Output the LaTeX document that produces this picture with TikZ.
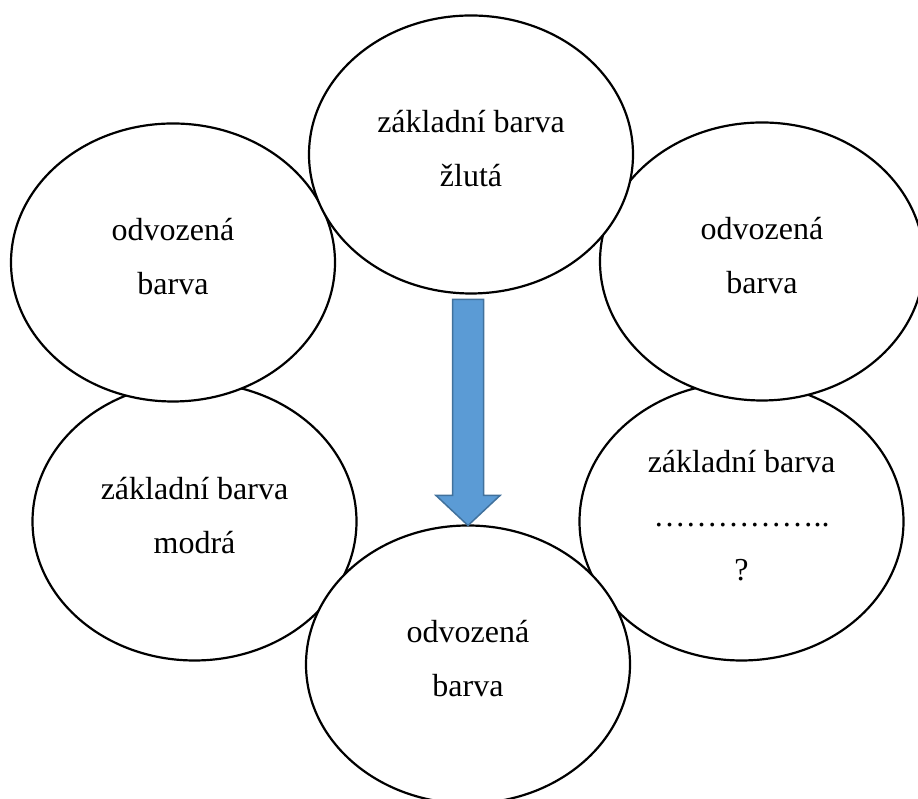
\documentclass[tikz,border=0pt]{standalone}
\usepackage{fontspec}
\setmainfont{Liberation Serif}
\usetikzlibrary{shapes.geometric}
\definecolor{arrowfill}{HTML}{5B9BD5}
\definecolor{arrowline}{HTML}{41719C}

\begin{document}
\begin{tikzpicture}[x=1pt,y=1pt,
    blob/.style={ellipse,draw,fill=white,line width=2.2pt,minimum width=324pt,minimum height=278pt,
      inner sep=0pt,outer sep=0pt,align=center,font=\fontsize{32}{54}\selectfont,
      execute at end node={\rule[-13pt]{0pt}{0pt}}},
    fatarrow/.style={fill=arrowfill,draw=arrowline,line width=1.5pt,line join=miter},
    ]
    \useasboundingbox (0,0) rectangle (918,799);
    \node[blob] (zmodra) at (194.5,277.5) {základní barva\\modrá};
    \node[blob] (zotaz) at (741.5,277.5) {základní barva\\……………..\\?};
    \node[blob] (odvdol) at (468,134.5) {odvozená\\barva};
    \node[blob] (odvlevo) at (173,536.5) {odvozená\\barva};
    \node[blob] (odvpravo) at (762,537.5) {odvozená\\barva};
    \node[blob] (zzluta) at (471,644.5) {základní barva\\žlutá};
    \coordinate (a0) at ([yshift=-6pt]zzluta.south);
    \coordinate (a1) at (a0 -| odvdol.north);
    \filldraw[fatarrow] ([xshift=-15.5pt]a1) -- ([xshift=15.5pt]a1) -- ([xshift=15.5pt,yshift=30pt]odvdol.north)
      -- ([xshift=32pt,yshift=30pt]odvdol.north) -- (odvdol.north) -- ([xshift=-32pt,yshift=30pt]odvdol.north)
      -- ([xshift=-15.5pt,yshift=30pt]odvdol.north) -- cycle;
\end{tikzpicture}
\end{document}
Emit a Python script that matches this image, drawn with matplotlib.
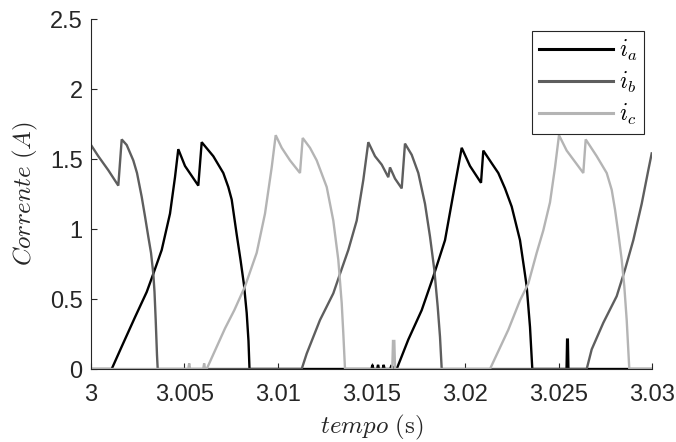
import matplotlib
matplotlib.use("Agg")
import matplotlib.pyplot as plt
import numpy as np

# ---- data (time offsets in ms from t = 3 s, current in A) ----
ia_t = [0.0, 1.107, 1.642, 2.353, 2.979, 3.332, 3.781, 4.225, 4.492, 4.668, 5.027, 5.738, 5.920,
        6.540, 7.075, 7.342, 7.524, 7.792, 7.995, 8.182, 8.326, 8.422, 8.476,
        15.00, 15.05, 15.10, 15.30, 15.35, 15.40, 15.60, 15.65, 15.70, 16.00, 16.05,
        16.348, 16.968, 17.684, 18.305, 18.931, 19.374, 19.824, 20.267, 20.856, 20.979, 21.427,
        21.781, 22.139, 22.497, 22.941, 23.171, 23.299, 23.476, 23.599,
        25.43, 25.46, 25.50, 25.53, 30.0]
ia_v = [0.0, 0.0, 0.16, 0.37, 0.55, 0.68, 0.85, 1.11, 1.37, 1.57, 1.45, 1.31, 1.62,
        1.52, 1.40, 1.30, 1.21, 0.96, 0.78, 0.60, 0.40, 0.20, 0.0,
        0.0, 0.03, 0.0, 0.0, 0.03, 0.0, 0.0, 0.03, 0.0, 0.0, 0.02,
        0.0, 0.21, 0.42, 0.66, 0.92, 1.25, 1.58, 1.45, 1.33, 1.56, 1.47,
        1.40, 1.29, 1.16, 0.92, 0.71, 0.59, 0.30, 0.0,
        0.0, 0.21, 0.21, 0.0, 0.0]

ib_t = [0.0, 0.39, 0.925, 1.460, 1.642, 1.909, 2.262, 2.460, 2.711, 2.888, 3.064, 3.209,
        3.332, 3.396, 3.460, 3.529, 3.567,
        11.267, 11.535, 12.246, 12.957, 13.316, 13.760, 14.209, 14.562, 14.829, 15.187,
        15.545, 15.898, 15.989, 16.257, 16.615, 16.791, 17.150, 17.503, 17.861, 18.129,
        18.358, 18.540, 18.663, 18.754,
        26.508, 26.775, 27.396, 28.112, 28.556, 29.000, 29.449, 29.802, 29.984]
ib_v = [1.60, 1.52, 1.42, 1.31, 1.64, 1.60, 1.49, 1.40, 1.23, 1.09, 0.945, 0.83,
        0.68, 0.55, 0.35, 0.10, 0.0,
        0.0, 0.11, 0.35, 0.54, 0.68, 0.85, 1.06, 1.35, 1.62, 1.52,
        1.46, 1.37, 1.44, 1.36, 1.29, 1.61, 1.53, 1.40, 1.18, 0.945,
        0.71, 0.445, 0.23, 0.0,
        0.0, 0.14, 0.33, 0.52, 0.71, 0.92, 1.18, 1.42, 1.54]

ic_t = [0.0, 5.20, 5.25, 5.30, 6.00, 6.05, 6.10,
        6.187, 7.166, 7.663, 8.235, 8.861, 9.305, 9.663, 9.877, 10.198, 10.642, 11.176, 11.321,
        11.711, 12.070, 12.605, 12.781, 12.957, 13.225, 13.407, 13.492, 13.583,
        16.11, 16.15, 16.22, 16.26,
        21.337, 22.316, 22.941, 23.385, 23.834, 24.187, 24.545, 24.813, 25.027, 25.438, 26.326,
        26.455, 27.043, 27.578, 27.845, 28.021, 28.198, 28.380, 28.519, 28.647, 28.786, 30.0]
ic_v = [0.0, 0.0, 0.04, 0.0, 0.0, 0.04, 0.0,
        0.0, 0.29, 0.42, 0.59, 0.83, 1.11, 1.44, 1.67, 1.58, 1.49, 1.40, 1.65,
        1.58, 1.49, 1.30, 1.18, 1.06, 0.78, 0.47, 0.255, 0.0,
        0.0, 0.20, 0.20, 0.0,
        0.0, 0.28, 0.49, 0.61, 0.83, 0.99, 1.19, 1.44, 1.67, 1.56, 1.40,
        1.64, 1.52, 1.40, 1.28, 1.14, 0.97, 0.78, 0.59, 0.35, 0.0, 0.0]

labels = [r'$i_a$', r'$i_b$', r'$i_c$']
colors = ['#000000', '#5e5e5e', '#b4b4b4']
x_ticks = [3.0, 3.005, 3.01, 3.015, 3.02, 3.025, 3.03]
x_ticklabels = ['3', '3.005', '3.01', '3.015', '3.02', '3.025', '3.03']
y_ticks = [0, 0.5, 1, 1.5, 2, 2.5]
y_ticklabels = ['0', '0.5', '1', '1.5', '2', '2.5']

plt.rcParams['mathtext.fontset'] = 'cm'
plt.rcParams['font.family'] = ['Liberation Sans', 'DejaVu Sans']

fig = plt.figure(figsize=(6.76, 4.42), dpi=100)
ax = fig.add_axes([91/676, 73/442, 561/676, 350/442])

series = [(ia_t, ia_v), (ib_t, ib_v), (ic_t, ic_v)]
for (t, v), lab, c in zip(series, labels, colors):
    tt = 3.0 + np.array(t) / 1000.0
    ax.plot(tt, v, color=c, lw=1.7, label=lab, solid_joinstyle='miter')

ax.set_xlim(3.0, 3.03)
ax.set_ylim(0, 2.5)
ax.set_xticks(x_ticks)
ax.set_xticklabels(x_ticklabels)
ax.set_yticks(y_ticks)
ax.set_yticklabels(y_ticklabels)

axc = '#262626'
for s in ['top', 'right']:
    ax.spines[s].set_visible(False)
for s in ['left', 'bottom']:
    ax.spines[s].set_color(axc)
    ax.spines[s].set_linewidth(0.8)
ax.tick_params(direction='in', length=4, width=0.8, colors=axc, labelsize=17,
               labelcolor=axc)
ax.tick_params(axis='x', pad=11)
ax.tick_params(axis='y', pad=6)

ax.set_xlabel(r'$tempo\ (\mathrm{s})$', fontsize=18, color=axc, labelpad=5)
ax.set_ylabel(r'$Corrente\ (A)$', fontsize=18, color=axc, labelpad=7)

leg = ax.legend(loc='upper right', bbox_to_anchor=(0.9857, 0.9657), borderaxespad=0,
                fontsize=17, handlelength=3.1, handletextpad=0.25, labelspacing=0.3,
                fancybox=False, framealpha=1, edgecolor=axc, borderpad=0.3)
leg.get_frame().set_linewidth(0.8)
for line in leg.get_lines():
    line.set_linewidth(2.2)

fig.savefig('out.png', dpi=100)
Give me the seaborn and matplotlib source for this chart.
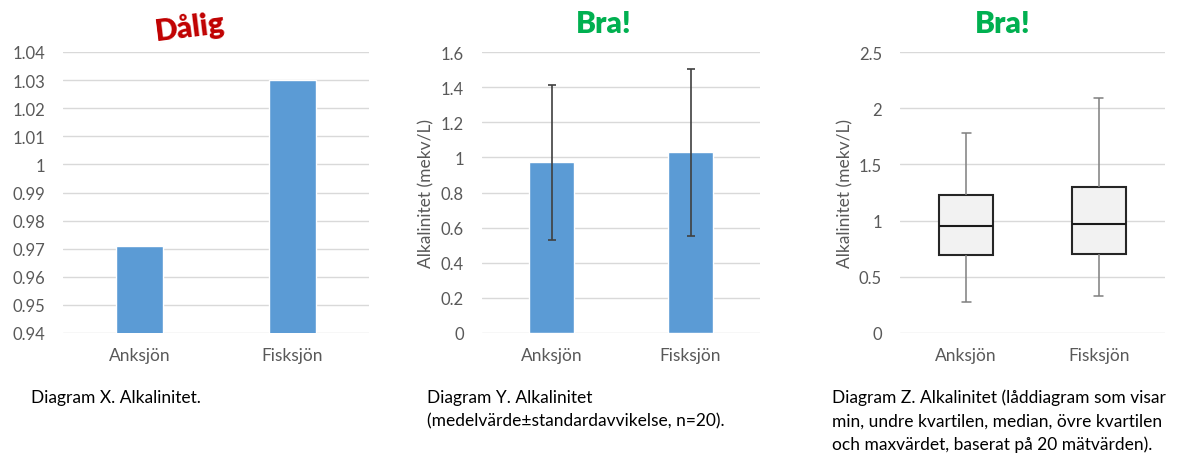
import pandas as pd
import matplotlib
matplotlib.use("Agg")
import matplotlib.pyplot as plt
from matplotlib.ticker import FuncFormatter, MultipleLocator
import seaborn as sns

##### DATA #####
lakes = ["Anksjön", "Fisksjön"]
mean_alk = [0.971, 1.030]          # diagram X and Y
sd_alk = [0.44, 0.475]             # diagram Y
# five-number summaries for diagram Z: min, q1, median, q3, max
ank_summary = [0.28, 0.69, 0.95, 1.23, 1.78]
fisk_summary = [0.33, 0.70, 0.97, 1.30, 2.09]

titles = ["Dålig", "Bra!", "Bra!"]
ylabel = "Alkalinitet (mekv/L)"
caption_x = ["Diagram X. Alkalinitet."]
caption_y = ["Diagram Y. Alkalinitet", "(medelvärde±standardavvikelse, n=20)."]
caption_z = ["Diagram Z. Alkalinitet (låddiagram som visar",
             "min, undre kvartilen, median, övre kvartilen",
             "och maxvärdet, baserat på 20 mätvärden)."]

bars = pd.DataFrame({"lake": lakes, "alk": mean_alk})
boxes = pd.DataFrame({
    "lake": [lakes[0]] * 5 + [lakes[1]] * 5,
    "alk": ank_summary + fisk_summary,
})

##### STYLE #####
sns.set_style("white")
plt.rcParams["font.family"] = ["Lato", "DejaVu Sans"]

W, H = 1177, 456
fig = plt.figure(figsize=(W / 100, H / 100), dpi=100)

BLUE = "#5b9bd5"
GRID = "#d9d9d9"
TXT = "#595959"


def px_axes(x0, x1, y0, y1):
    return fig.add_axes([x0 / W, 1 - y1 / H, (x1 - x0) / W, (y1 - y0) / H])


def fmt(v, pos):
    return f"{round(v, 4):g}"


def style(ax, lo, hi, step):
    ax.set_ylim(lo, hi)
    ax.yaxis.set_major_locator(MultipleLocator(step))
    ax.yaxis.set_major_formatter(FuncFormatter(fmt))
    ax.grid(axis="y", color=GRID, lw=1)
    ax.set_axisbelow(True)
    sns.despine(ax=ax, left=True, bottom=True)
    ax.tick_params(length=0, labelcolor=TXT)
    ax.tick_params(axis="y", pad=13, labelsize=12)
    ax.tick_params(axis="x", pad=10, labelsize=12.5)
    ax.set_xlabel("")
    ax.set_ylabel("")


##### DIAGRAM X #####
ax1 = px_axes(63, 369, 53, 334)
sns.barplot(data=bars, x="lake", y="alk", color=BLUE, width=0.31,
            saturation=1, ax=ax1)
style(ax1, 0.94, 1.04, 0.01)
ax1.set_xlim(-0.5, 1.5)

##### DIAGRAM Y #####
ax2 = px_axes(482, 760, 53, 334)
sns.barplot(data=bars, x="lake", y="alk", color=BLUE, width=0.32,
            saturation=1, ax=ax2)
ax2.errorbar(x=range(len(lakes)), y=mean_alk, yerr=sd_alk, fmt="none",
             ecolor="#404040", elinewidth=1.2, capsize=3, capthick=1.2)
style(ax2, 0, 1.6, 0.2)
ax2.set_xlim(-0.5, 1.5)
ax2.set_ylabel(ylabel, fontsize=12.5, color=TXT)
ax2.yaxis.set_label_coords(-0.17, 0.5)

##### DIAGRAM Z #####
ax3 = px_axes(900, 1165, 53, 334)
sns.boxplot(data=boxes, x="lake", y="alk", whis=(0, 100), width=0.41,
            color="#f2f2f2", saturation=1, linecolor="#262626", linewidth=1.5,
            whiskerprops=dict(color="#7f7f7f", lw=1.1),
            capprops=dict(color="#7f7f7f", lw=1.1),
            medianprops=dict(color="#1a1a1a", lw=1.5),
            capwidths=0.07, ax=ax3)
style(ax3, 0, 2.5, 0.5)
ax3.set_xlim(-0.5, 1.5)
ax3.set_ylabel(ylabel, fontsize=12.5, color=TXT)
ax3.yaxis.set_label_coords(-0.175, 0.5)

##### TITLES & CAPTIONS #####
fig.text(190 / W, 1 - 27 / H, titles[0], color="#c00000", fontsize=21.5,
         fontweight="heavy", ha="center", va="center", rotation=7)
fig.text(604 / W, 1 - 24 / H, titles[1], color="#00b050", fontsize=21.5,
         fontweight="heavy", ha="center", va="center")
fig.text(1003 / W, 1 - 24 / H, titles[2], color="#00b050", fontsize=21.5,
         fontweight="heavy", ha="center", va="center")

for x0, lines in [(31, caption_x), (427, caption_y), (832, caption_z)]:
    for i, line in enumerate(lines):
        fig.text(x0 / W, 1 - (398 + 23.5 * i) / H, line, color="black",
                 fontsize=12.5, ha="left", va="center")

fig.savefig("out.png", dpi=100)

========

**GIVEN TASK:** Copy nothing but the lines above from the one with "Give me the" to the one with "ax1.set_xlim(-0.5, 1.5)", inclusive, word for word. Leave every picture out.

**TASK OUTPUT:**
Give me the seaborn and matplotlib source for this chart.
import pandas as pd
import matplotlib
matplotlib.use("Agg")
import matplotlib.pyplot as plt
from matplotlib.ticker import FuncFormatter, MultipleLocator
import seaborn as sns

##### DATA #####
lakes = ["Anksjön", "Fisksjön"]
mean_alk = [0.971, 1.030]          # diagram X and Y
sd_alk = [0.44, 0.475]             # diagram Y
# five-number summaries for diagram Z: min, q1, median, q3, max
ank_summary = [0.28, 0.69, 0.95, 1.23, 1.78]
fisk_summary = [0.33, 0.70, 0.97, 1.30, 2.09]

titles = ["Dålig", "Bra!", "Bra!"]
ylabel = "Alkalinitet (mekv/L)"
caption_x = ["Diagram X. Alkalinitet."]
caption_y = ["Diagram Y. Alkalinitet", "(medelvärde±standardavvikelse, n=20)."]
caption_z = ["Diagram Z. Alkalinitet (låddiagram som visar",
             "min, undre kvartilen, median, övre kvartilen",
             "och maxvärdet, baserat på 20 mätvärden)."]

bars = pd.DataFrame({"lake": lakes, "alk": mean_alk})
boxes = pd.DataFrame({
    "lake": [lakes[0]] * 5 + [lakes[1]] * 5,
    "alk": ank_summary + fisk_summary,
})

##### STYLE #####
sns.set_style("white")
plt.rcParams["font.family"] = ["Lato", "DejaVu Sans"]

W, H = 1177, 456
fig = plt.figure(figsize=(W / 100, H / 100), dpi=100)

BLUE = "#5b9bd5"
GRID = "#d9d9d9"
TXT = "#595959"


def px_axes(x0, x1, y0, y1):
    return fig.add_axes([x0 / W, 1 - y1 / H, (x1 - x0) / W, (y1 - y0) / H])


def fmt(v, pos):
    return f"{round(v, 4):g}"


def style(ax, lo, hi, step):
    ax.set_ylim(lo, hi)
    ax.yaxis.set_major_locator(MultipleLocator(step))
    ax.yaxis.set_major_formatter(FuncFormatter(fmt))
    ax.grid(axis="y", color=GRID, lw=1)
    ax.set_axisbelow(True)
    sns.despine(ax=ax, left=True, bottom=True)
    ax.tick_params(length=0, labelcolor=TXT)
    ax.tick_params(axis="y", pad=13, labelsize=12)
    ax.tick_params(axis="x", pad=10, labelsize=12.5)
    ax.set_xlabel("")
    ax.set_ylabel("")


##### DIAGRAM X #####
ax1 = px_axes(63, 369, 53, 334)
sns.barplot(data=bars, x="lake", y="alk", color=BLUE, width=0.31,
            saturation=1, ax=ax1)
style(ax1, 0.94, 1.04, 0.01)
ax1.set_xlim(-0.5, 1.5)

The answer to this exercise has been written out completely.